[Data lines start]

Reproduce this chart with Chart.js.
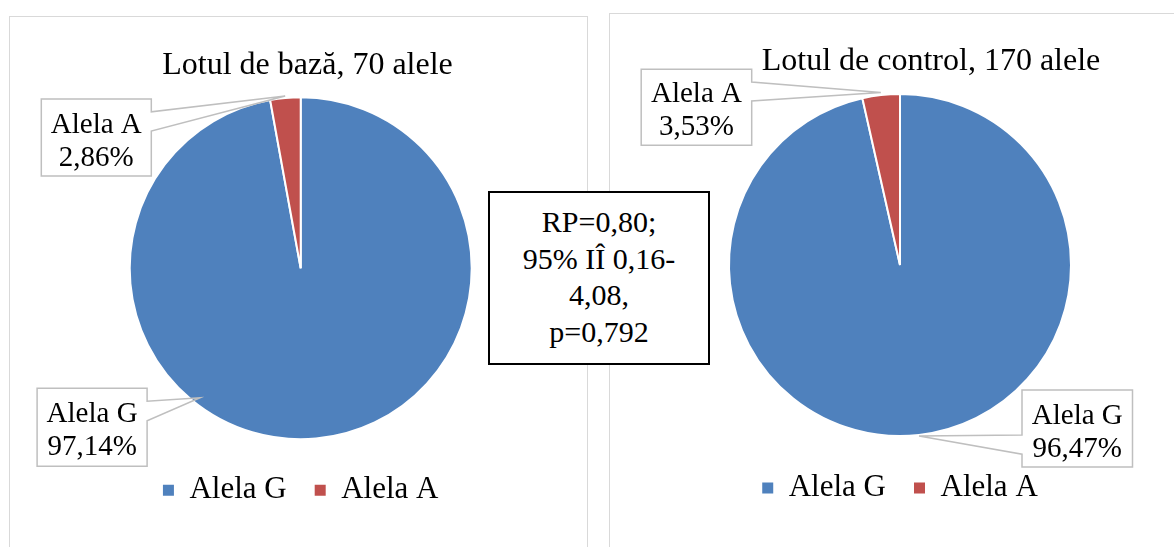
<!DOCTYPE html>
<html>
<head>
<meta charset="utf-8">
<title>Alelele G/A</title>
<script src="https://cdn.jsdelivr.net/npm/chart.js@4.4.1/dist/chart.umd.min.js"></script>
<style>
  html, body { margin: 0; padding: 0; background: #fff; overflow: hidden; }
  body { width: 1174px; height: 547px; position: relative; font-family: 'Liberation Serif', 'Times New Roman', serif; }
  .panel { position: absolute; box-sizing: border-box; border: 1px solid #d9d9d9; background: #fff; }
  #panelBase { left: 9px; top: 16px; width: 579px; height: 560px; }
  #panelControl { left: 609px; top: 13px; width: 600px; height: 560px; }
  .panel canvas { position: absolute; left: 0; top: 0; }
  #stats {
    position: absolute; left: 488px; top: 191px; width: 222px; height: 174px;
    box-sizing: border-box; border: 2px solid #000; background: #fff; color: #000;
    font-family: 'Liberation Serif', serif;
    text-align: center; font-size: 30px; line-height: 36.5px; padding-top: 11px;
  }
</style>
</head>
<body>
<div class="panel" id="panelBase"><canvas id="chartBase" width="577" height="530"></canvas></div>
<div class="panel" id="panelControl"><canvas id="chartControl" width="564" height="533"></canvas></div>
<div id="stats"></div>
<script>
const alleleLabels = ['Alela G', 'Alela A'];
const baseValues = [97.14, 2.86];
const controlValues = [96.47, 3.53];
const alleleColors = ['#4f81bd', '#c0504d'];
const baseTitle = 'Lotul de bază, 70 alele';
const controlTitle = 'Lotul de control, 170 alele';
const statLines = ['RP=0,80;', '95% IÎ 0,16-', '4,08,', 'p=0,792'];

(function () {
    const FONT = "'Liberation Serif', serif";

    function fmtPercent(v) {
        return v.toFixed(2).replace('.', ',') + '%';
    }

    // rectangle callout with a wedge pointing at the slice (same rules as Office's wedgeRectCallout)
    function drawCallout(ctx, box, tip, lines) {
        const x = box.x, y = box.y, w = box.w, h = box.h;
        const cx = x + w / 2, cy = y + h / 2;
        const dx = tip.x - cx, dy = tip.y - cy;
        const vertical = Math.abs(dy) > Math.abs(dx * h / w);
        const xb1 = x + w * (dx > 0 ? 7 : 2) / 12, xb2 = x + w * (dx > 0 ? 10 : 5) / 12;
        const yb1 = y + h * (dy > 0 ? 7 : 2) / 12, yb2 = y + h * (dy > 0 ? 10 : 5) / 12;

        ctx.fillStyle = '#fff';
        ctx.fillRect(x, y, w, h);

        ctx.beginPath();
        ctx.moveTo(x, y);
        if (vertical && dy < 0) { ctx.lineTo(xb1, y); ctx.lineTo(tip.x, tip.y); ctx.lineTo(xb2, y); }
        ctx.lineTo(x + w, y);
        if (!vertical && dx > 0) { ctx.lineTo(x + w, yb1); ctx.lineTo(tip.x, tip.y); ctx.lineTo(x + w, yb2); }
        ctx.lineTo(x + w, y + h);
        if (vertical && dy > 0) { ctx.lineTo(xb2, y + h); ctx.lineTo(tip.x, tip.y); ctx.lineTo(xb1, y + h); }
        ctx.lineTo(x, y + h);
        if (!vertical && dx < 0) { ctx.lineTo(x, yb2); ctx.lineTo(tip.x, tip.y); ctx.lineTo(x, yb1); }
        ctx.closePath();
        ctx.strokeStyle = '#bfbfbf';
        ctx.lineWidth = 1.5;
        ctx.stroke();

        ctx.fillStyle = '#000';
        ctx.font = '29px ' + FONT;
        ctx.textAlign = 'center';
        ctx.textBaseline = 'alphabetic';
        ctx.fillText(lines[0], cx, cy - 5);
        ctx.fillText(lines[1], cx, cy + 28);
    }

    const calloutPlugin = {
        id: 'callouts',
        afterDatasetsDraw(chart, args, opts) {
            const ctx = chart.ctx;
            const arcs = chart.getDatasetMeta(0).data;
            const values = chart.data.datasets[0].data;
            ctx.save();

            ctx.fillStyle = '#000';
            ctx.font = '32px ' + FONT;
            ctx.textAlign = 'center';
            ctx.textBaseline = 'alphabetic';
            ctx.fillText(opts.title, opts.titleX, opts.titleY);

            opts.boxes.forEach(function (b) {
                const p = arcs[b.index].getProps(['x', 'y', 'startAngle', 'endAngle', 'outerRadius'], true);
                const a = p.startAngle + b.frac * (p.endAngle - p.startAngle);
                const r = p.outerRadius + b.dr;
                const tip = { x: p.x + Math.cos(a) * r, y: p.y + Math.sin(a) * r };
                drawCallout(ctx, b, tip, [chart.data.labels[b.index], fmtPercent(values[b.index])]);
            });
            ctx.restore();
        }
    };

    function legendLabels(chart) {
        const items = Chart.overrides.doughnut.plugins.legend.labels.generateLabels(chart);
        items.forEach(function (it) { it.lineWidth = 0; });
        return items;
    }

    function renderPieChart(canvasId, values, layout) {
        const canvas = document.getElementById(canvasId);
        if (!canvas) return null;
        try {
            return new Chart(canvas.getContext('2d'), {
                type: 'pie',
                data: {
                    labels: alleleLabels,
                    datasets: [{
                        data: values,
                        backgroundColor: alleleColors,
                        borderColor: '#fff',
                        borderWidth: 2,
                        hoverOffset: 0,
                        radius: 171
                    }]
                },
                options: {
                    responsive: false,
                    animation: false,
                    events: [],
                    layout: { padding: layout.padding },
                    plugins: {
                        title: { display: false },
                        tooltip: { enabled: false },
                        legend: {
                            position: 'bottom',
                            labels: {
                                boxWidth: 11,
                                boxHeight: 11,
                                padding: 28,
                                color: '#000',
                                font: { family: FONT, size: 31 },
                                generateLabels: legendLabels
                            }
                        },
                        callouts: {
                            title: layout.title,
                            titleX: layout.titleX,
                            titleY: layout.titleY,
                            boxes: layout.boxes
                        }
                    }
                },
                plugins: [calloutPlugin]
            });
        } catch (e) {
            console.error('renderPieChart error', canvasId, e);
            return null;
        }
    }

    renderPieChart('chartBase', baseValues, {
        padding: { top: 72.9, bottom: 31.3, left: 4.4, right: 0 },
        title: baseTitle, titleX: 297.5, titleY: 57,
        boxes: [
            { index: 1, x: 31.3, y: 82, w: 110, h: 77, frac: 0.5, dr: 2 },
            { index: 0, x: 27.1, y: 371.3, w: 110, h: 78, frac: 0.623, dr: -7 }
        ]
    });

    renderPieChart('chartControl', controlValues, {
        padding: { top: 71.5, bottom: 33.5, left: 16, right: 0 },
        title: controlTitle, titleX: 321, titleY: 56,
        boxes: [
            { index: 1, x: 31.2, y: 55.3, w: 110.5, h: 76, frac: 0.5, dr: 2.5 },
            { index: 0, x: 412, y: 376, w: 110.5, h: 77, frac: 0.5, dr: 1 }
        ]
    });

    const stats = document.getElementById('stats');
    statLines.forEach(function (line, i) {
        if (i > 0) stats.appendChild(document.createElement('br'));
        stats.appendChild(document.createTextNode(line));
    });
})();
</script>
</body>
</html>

[Data lines end]

Written task
All the material shown above is to be copied exactly, with no pictures carried over.

Result below
Reproduce this chart with Chart.js.
<!DOCTYPE html>
<html>
<head>
<meta charset="utf-8">
<title>Alelele G/A</title>
<script src="https://cdn.jsdelivr.net/npm/chart.js@4.4.1/dist/chart.umd.min.js"></script>
<style>
  html, body { margin: 0; padding: 0; background: #fff; overflow: hidden; }
  body { width: 1174px; height: 547px; position: relative; font-family: 'Liberation Serif', 'Times New Roman', serif; }
  .panel { position: absolute; box-sizing: border-box; border: 1px solid #d9d9d9; background: #fff; }
  #panelBase { left: 9px; top: 16px; width: 579px; height: 560px; }
  #panelControl { left: 609px; top: 13px; width: 600px; height: 560px; }
  .panel canvas { position: absolute; left: 0; top: 0; }
  #stats {
    position: absolute; left: 488px; top: 191px; width: 222px; height: 174px;
    box-sizing: border-box; border: 2px solid #000; background: #fff; color: #000;
    font-family: 'Liberation Serif', serif;
    text-align: center; font-size: 30px; line-height: 36.5px; padding-top: 11px;
  }
</style>
</head>
<body>
<div class="panel" id="panelBase"><canvas id="chartBase" width="577" height="530"></canvas></div>
<div class="panel" id="panelControl"><canvas id="chartControl" width="564" height="533"></canvas></div>
<div id="stats"></div>
<script>
const alleleLabels = ['Alela G', 'Alela A'];
const baseValues = [97.14, 2.86];
const controlValues = [96.47, 3.53];
const alleleColors = ['#4f81bd', '#c0504d'];
const baseTitle = 'Lotul de bază, 70 alele';
const controlTitle = 'Lotul de control, 170 alele';
const statLines = ['RP=0,80;', '95% IÎ 0,16-', '4,08,', 'p=0,792'];

(function () {
    const FONT = "'Liberation Serif', serif";

    function fmtPercent(v) {
        return v.toFixed(2).replace('.', ',') + '%';
    }

    // rectangle callout with a wedge pointing at the slice (same rules as Office's wedgeRectCallout)
    function drawCallout(ctx, box, tip, lines) {
        const x = box.x, y = box.y, w = box.w, h = box.h;
        const cx = x + w / 2, cy = y + h / 2;
        const dx = tip.x - cx, dy = tip.y - cy;
        const vertical = Math.abs(dy) > Math.abs(dx * h / w);
        const xb1 = x + w * (dx > 0 ? 7 : 2) / 12, xb2 = x + w * (dx > 0 ? 10 : 5) / 12;
        const yb1 = y + h * (dy > 0 ? 7 : 2) / 12, yb2 = y + h * (dy > 0 ? 10 : 5) / 12;

        ctx.fillStyle = '#fff';
        ctx.fillRect(x, y, w, h);

        ctx.beginPath();
        ctx.moveTo(x, y);
        if (vertical && dy < 0) { ctx.lineTo(xb1, y); ctx.lineTo(tip.x, tip.y); ctx.lineTo(xb2, y); }
        ctx.lineTo(x + w, y);
        if (!vertical && dx > 0) { ctx.lineTo(x + w, yb1); ctx.lineTo(tip.x, tip.y); ctx.lineTo(x + w, yb2); }
        ctx.lineTo(x + w, y + h);
        if (vertical && dy > 0) { ctx.lineTo(xb2, y + h); ctx.lineTo(tip.x, tip.y); ctx.lineTo(xb1, y + h); }
        ctx.lineTo(x, y + h);
        if (!vertical && dx < 0) { ctx.lineTo(x, yb2); ctx.lineTo(tip.x, tip.y); ctx.lineTo(x, yb1); }
        ctx.closePath();
        ctx.strokeStyle = '#bfbfbf';
        ctx.lineWidth = 1.5;
        ctx.stroke();

        ctx.fillStyle = '#000';
        ctx.font = '29px ' + FONT;
        ctx.textAlign = 'center';
        ctx.textBaseline = 'alphabetic';
        ctx.fillText(lines[0], cx, cy - 5);
        ctx.fillText(lines[1], cx, cy + 28);
    }

    const calloutPlugin = {
        id: 'callouts',
        afterDatasetsDraw(chart, args, opts) {
            const ctx = chart.ctx;
            const arcs = chart.getDatasetMeta(0).data;
            const values = chart.data.datasets[0].data;
            ctx.save();

            ctx.fillStyle = '#000';
            ctx.font = '32px ' + FONT;
            ctx.textAlign = 'center';
            ctx.textBaseline = 'alphabetic';
            ctx.fillText(opts.title, opts.titleX, opts.titleY);

            opts.boxes.forEach(function (b) {
                const p = arcs[b.index].getProps(['x', 'y', 'startAngle', 'endAngle', 'outerRadius'], true);
                const a = p.startAngle + b.frac * (p.endAngle - p.startAngle);
                const r = p.outerRadius + b.dr;
                const tip = { x: p.x + Math.cos(a) * r, y: p.y + Math.sin(a) * r };
                drawCallout(ctx, b, tip, [chart.data.labels[b.index], fmtPercent(values[b.index])]);
            });
            ctx.restore();
        }
    };

    function legendLabels(chart) {
        const items = Chart.overrides.doughnut.plugins.legend.labels.generateLabels(chart);
        items.forEach(function (it) { it.lineWidth = 0; });
        return items;
    }

    function renderPieChart(canvasId, values, layout) {
        const canvas = document.getElementById(canvasId);
        if (!canvas) return null;
        try {
            return new Chart(canvas.getContext('2d'), {
                type: 'pie',
                data: {
                    labels: alleleLabels,
                    datasets: [{
                        data: values,
                        backgroundColor: alleleColors,
                        borderColor: '#fff',
                        borderWidth: 2,
                        hoverOffset: 0,
                        radius: 171
                    }]
                },
                options: {
                    responsive: false,
                    animation: false,
                    events: [],
                    layout: { padding: layout.padding },
                    plugins: {
                        title: { display: false },
                        tooltip: { enabled: false },
                        legend: {
                            position: 'bottom',
                            labels: {
                                boxWidth: 11,
                                boxHeight: 11,
                                padding: 28,
                                color: '#000',
                                font: { family: FONT, size: 31 },
                                generateLabels: legendLabels
                            }
                        },
                        callouts: {
                            title: layout.title,
                            titleX: layout.titleX,
                            titleY: layout.titleY,
                            boxes: layout.boxes
                        }
                    }
                },
                plugins: [calloutPlugin]
            });
        } catch (e) {
            console.error('renderPieChart error', canvasId, e);
            return null;
        }
    }

    renderPieChart('chartBase', baseValues, {
        padding: { top: 72.9, bottom: 31.3, left: 4.4, right: 0 },
        title: baseTitle, titleX: 297.5, titleY: 57,
        boxes: [
            { index: 1, x: 31.3, y: 82, w: 110, h: 77, frac: 0.5, dr: 2 },
            { index: 0, x: 27.1, y: 371.3, w: 110, h: 78, frac: 0.623, dr: -7 }
        ]
    });

    renderPieChart('chartControl', controlValues, {
        padding: { top: 71.5, bottom: 33.5, left: 16, right: 0 },
        title: controlTitle, titleX: 321, titleY: 56,
        boxes: [
            { index: 1, x: 31.2, y: 55.3, w: 110.5, h: 76, frac: 0.5, dr: 2.5 },
            { index: 0, x: 412, y: 376, w: 110.5, h: 77, frac: 0.5, dr: 1 }
        ]
    });

    const stats = document.getElementById('stats');
    statLines.forEach(function (line, i) {
        if (i > 0) stats.appendChild(document.createElement('br'));
        stats.appendChild(document.createTextNode(line));
    });
})();
</script>
</body>
</html>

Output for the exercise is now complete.